Why Carriers Are Rethinking Authentication
The shift toward passwordless authentication isn’t a trend — it’s a structural response to a structural problem.
Certificate-based authentication replaces the shared-secret model with cryptographic keys tied to a specific device and identity. There’s no password to phish because there’s no password in the transaction. An agent’s credentials don’t exist as a string of characters that can be harvested from a phishing page or purchased on a dark web marketplace. The credential is the device itself, verified through a certificate issued and managed by the carrier.
For insurance carriers operating distributed agent networks, this matters for several reasons:
Agents work across unmanaged environments. Independent agents and brokers often use personal devices or shared machines. Traditional password policies are nearly impossible to enforce consistently across this population. Certificate-based authentication shifts the control to the carrier — the certificate is issued to the device, and only that device can authenticate. If a device isn’t enrolled, it doesn’t get access. Full stop.
Phishing resistance can’t be optional. The Aflac breach succeeded because attackers targeted people, not systems. When authentication depends on something a person knows (a password), social engineering is a viable attack path. When authentication depends on something cryptographically bound to a device, the human layer is largely removed from the equation.
Regulatory pressure is building. State insurance regulators, particularly under frameworks like the NYDFS Cybersecurity Regulation, are raising expectations around identity and access management for carriers operating in their jurisdictions. Moving to phishing-resistant authentication isn’t just a security improvement — it’s increasingly a compliance requirement.
The Access Surface Is Bigger Than It Looks
The agent portal isn’t the only exposure point. Claims systems, underwriting tools, policy administration platforms, and partner integrations all represent access vectors that use some form of credential-based authentication. Each one is a potential entry point.
What makes this particularly complex for carriers is the diversity of the access population. Full-time employees, independent agents, managing general agents, third-party administrators, reinsurance partners — each group has different access needs, different device postures, and different levels of IT oversight.
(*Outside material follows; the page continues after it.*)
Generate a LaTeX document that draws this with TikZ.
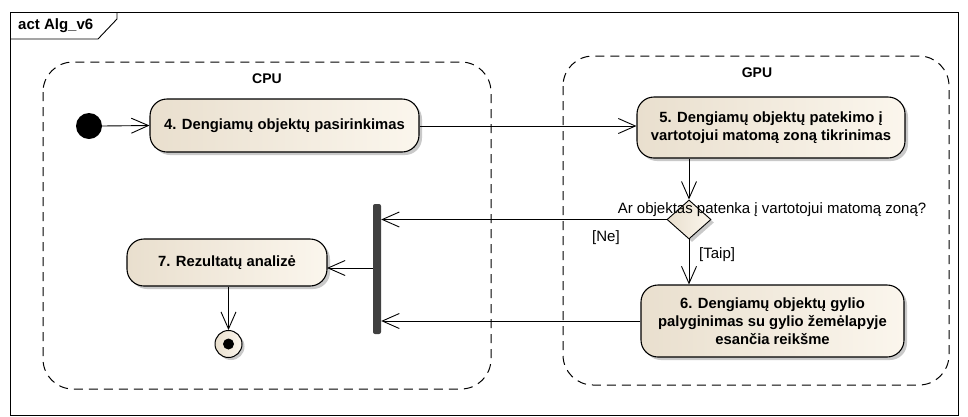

A blanket VPN policy doesn’t work across that population. Neither does a single MFA solution that assumes everyone is on a managed corporate device.
What does work is an access control layer that ties authentication to device certificates and enforces policy at the point of connection — regardless of who the user is or what network they’re coming from. That’s the architecture that gives carriers visibility and control across their entire access population without adding friction for agents who are trying to do their jobs.
What Moving to Passwordless Actually Looks Like
The practical shift isn’t as disruptive as it sounds. Cloud-native NAC platforms can issue and manage device certificates at scale, enroll agent devices without requiring on-site IT involvement, and enforce access policy continuously — not just at login. When an agent’s device falls out of compliance, or a certificate is revoked, access is cut off automatically.
For carriers, the result is a distribution network that’s actually secure — not just password-protected. For agents, it’s a faster, simpler login experience with no password to remember, reset, or accidentally hand to an attacker.
That’s the trade insurance carriers are increasingly willing to make: less attack surface, less friction, and a meaningfully smaller chance of joining the list that Aflac is now on.